Ben chuckled. “The heart’ll follow. The heart’ll follow.”
Chapter 24
When Josie pushed open the door of Bellinis on Friday night, the booths were all full, as was every stool but one at the bar. Must be Mama B’s ch
icken and mostaccioli special was still the stuff of Friday-night legend around here. The noise level almost drowned out the corner televisions blaring the Red Sox game.
She walked slowly toward the one empty barstool, praying for courage. The main reason she was here was absolute desperation for home-cooked food. The second reason was her absolute desperation for a friend here in Echo Lake, as pathetic as that sounded. So she’d put on her brave face and was determined to make nice with Molly tonight. She’d probably end up with a plate of mostaccioli in her lap—oops—but she had to give it a try.
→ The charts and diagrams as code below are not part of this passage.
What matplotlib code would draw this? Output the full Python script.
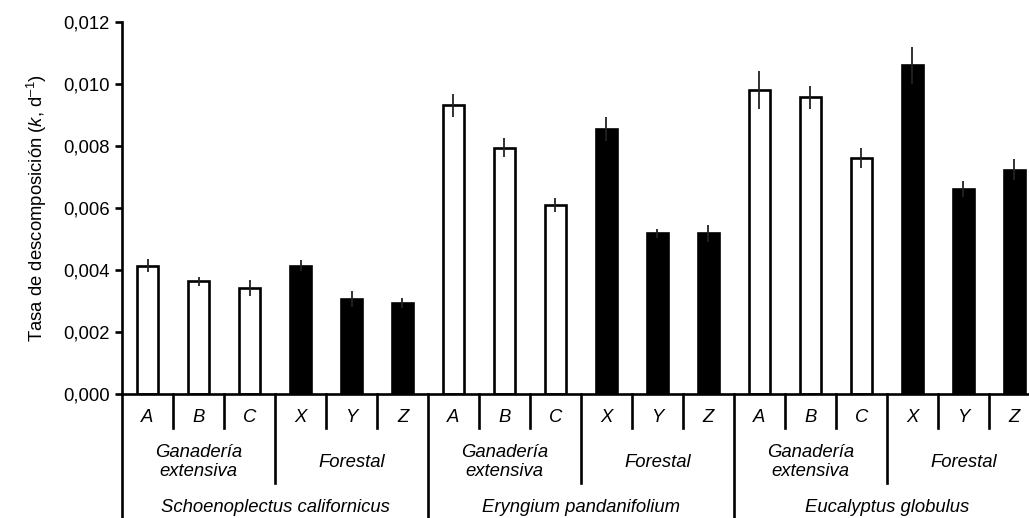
import matplotlib
matplotlib.use("Agg")
import numpy as np
import matplotlib.pyplot as plt
from matplotlib.ticker import FuncFormatter

plt.rcParams['font.family'] = ['Liberation Sans', 'DejaVu Sans']
plt.rcParams['mathtext.fontset'] = 'custom'
plt.rcParams['mathtext.rm'] = 'Liberation Sans'
plt.rcParams['mathtext.it'] = 'Liberation Sans:italic'

# datos: tasa de descomposición (k) y error estándar
especies = ["Schoenoplectus californicus", "Eryngium pandanifolium", "Eucalyptus globulus"]
usos = ["Ganadería\nextensiva", "Forestal"]
sitios = ["A", "B", "C", "X", "Y", "Z"]

k_schoenoplectus = [0.00414, 0.00364, 0.00342, 0.00414, 0.00307, 0.00293]
k_eryngium = [0.00931, 0.00795, 0.00610, 0.00855, 0.00518, 0.00518]
k_eucalyptus = [0.00981, 0.00958, 0.00762, 0.01061, 0.00661, 0.00724]

ee_schoenoplectus = [0.00020, 0.00015, 0.00026, 0.00018, 0.00025, 0.00016]
ee_eryngium = [0.00038, 0.00030, 0.00022, 0.00038, 0.00015, 0.00028]
ee_eucalyptus = [0.00060, 0.00037, 0.00033, 0.00060, 0.00027, 0.00033]

k = k_schoenoplectus + k_eryngium + k_eucalyptus
ee = ee_schoenoplectus + ee_eryngium + ee_eucalyptus
n = len(k)
x = np.arange(n)
colores = ["white" if (i % 6) < 3 else "black" for i in range(n)]

fs = 13.3

fig = plt.figure(figsize=(10.29, 5.18), dpi=100)
ax = fig.add_axes([0.1186, 0.2394, 0.892, 0.718])

ax.bar(x, k, width=0.41, color=colores, edgecolor="black", linewidth=1.9, zorder=2)
ax.errorbar(x, k, yerr=ee, fmt="none", ecolor="#222222", elinewidth=1.3,
            capsize=0, zorder=3)

ax.set_xlim(-0.5, n - 0.5)
ax.set_ylim(0, 0.012)
ax.set_yticks(np.arange(0, 0.0121, 0.002))
ax.yaxis.set_major_formatter(FuncFormatter(lambda v, p: f"{v:.3f}".replace(".", ",")))
ax.tick_params(axis="y", direction="out", length=5, width=1.9, labelsize=fs, pad=4)
ax.set_xticks([])
for s in ["top", "right"]:
    ax.spines[s].set_visible(False)
ax.spines["left"].set_linewidth(1.9)
ax.spines["bottom"].set_linewidth(1.9)
ax.set_ylabel(r"Tasa de descomposición ($\mathit{k}$, d$^{\mathrm{–1}}$)",
              fontsize=fs, labelpad=10)

# tabla de categorías bajo el eje
tr = ax.get_xaxis_transform()
fila1, fila2, fila3 = -0.0914, -0.239, -0.34
ax.plot([-0.5, -0.5], [0, fila3], color="black", lw=1.9, transform=tr, clip_on=False)
for i in range(n - 1):
    xs = i + 0.5
    if (i + 1) % 6 == 0:
        fondo = fila3
    elif (i + 1) % 3 == 0:
        fondo = fila2
    else:
        fondo = fila1
    ax.plot([xs, xs], [0, fondo], color="black", lw=1.9, transform=tr, clip_on=False)

for i in range(n):
    ax.text(i, -0.062, sitios[i % 6], transform=tr, ha="center", va="center",
            fontsize=fs, style="italic")
for g in range(6):
    ax.text(g * 3 + 1, -0.183, usos[g % 2], transform=tr, ha="center", va="center",
            fontsize=fs, style="italic", linespacing=1.15)
for e in range(3):
    ax.text(e * 6 + 2.5, -0.304, especies[e], transform=tr, ha="center", va="center",
            fontsize=fs, style="italic")

fig.savefig("out.png", dpi=100)
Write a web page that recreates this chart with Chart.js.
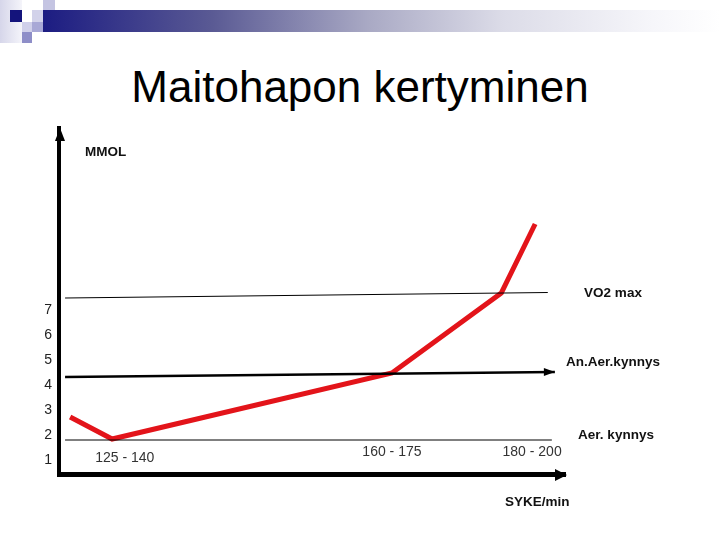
<!DOCTYPE html>
<html>
<head>
<meta charset="utf-8">
<script src="https://cdn.jsdelivr.net/npm/chart.js@4/dist/chart.umd.min.js"></script>
<style>
  body { margin: 0; background: #fff; }
  #wrap { position: relative; width: 720px; height: 540px; overflow: hidden; }
  #wrap canvas { position: absolute; left: 0; top: 0; }
  .bar { position: absolute; left: 43px; top: 10px; width: 677px; height: 22px;
         background: linear-gradient(to right, #1c1c82 0%, #5a5a94 25%, #a9a9c4 48%, #dcdce8 68%, #f6f6fa 90%, #fff 100%); }
  .sq { position: absolute; }
  h1 { position: absolute; left: 0; top: 62px; width: 720px; margin: 0; text-align: center;
       font: 44px "Liberation Sans", Arial, sans-serif; color: #000; font-weight: normal; }
</style>
</head>
<body>
<div id="wrap">
  <div class="sq" style="left:0;top:0;width:22px;height:43px;background:linear-gradient(to right,#d6d6ea,#f4f4fa);"></div>
  <div class="sq" style="left:43px;top:0;width:12px;height:10px;background:#c4c4e2;"></div>
  <div class="sq" style="left:10px;top:10px;width:12px;height:12px;background:#14147c;"></div>
  <div class="sq" style="left:32px;top:10px;width:11px;height:12px;background:#d2d2ea;"></div>
  <div class="sq" style="left:43px;top:10px;width:12px;height:12px;background:#a4a4d4;"></div>
  <div class="sq" style="left:22px;top:22px;width:10px;height:10px;background:#d0d0ea;"></div>
  <div class="sq" style="left:32px;top:22px;width:11px;height:10px;background:#a8a8d6;"></div>
  <div class="sq" style="left:22px;top:32px;width:10px;height:11px;background:#8e8ec8;"></div>
  <div class="bar"></div>
  <h1>Maitohapon kertyminen</h1>
  <canvas id="myChart" width="720" height="540"></canvas>
</div>
<script>
// values (x = position along the heart-rate axis 0..10, y = MMOL)
const yTicks = [1, 2, 3, 4, 5, 6, 7];
const lactX = [0.22, 1.05, 6.58, 8.74, 9.41];
const lactY = [2.72, 1.84, 4.48, 7.68, 10.44];

const vo2X = [0.12, 9.66];
const vo2Y = [7.48, 7.70];
const anaerX = [0.12, 9.80];
const anaerY = [4.32, 4.52];
const aerX = [0.12, 9.74];
const aerY = [1.80, 1.80];

const hrLabels = ["125 - 140", "160 - 175", "180 - 200"];
const hrLabelX = [1.30, 6.58, 9.35];
const hrLabelY = [1.08, 1.32, 1.32];

const lineNames = ["VO2 max", "An.Aer.kynnys", "Aer. kynnys"];
const lineNameY = [7.68, 4.92, 2.0];

const FONT = '"Liberation Sans", Arial, sans-serif';

function pts(xs, ys) {
  return xs.map(function(x, i) { return { x: x, y: ys[i] }; });
}

function arrow(ctx, x, y, dir, len, half) {
  ctx.beginPath();
  if (dir === "right") {
    ctx.moveTo(x, y); ctx.lineTo(x - len, y - half); ctx.lineTo(x - len, y + half);
  } else {
    ctx.moveTo(x, y); ctx.lineTo(x - half, y + len); ctx.lineTo(x + half, y + len);
  }
  ctx.closePath();
  ctx.fill();
}

const extras = {
  id: "extras",
  afterDraw: function(chart) {
    const ctx = chart.ctx;
    const a = chart.chartArea;
    const xs = chart.scales.x, ys = chart.scales.y;
    ctx.save();
    ctx.fillStyle = "#000";
    // axis arrows
    arrow(ctx, a.left + 1, a.top, "up", 13, 5);
    arrow(ctx, a.right + 2, a.bottom + 1, "right", 12, 6);
    // anaerobic threshold arrow
    arrow(ctx, xs.getPixelForValue(anaerX[1]), ys.getPixelForValue(anaerY[1]), "right", 11, 4);

    // heart rate labels
    ctx.font = "14px " + FONT;
    ctx.fillStyle = "#333";
    ctx.textAlign = "center";
    ctx.textBaseline = "middle";
    hrLabels.forEach(function(t, i) {
      ctx.fillText(t, xs.getPixelForValue(hrLabelX[i]), ys.getPixelForValue(hrLabelY[i]));
    });

    // threshold names
    ctx.font = "bold 13.5px " + FONT;
    ctx.fillStyle = "#111";
    lineNames.forEach(function(t, i) {
      ctx.fillText(t, a.right + 48 + (i === 2 ? 3 : 0), ys.getPixelForValue(lineNameY[i]));
    });

    // axis titles
    ctx.textAlign = "left";
    ctx.fillText("MMOL", a.left + 26, ys.getPixelForValue(13.32));
    ctx.textAlign = "center";
    ctx.fillText("SYKE/min", xs.getPixelForValue(9.45), a.bottom + 28);
    ctx.restore();
  }
};

let myChart = document.getElementById("myChart").getContext("2d");

let chart = new Chart(myChart, {
  type: "scatter",
  data: {
    datasets: [
      { data: pts(vo2X, vo2Y), showLine: true, borderColor: "#000", borderWidth: 1, pointRadius: 0 },
      { data: pts(anaerX, anaerY), showLine: true, borderColor: "#000", borderWidth: 2.5, pointRadius: 0 },
      { data: pts(aerX, aerY), showLine: true, borderColor: "#000", borderWidth: 1, pointRadius: 0 },
      { data: pts(lactX, lactY), showLine: true, borderColor: "#e3141a", borderWidth: 5, pointRadius: 0,
        borderJoinStyle: "miter" }
    ]
  },
  options: {
    responsive: false,
    animation: false,
    layout: { padding: { left: 19, top: 128, right: 155, bottom: 0 } },
    plugins: { legend: { display: false }, tooltip: { enabled: false } },
    scales: {
      x: {
        type: "linear", min: 0, max: 10,
        grid: { display: false, drawTicks: false },
        border: { color: "#000", width: 5 },
        ticks: { display: false },
        afterFit: function(s) { s.height = 66; }
      },
      y: {
        type: "linear", min: 0.44, max: 14.28,
        afterBuildTicks: function(s) { s.ticks = yTicks.map(function(v) { return { value: v }; }); },
        grid: { display: false, drawTicks: false },
        border: { color: "#000", width: 4 },
        ticks: { color: "#222", padding: 7, font: { family: FONT, size: 14 } },
        afterFit: function(s) { s.width = 40; }
      }
    }
  },
  plugins: [extras]
});
</script>
</body>
</html>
Five minutes later, Molly blasted through the kitchen doors and past Josie with six plates piled on her arms. Her bright red hair had escaped its headband and was falling in sticky wisps to her cheeks as she flew around the restaurant delivering plates and picking up empty glasses. Josie looked around, wondering where the other waitresses were, but didn’t see another soul working.
Finally Molly blew back into the bar area and sidestepped down the bar, taking orders as fast as she could scribble on her little green pad. When she got to Josie, she didn’t even look up. “What can I get you?”
“Peanut butter sandwich. Toasted on three sides. Chips on top. Side of pickles.”
Molly started as she scribbled the first part, then looked up at Josie. “Very funny.”
“Sorry.”
“What do you really want?”
“Anything that’s hot and doesn’t taste like popcorn cakes or yogurt. That’s all Mom keeps in the house, and I haven’t had time to get any groceries.”
“A burger fine?”
“Whatever’s easiest, Mols. Really. You look like you’re crazy-busy. I feel guilty even ordering.”
Molly raised her eyebrows like she couldn’t quite believe Josie was capable of the emotion. “Night servers both called out sick.”
“Oh no.”
“One Direction’s at the Garden tonight. I’m sure there’s absolutely no connection.” Molly flipped the pad closed, then crashed through the kitchen doors and immediately flew back out with six more plates.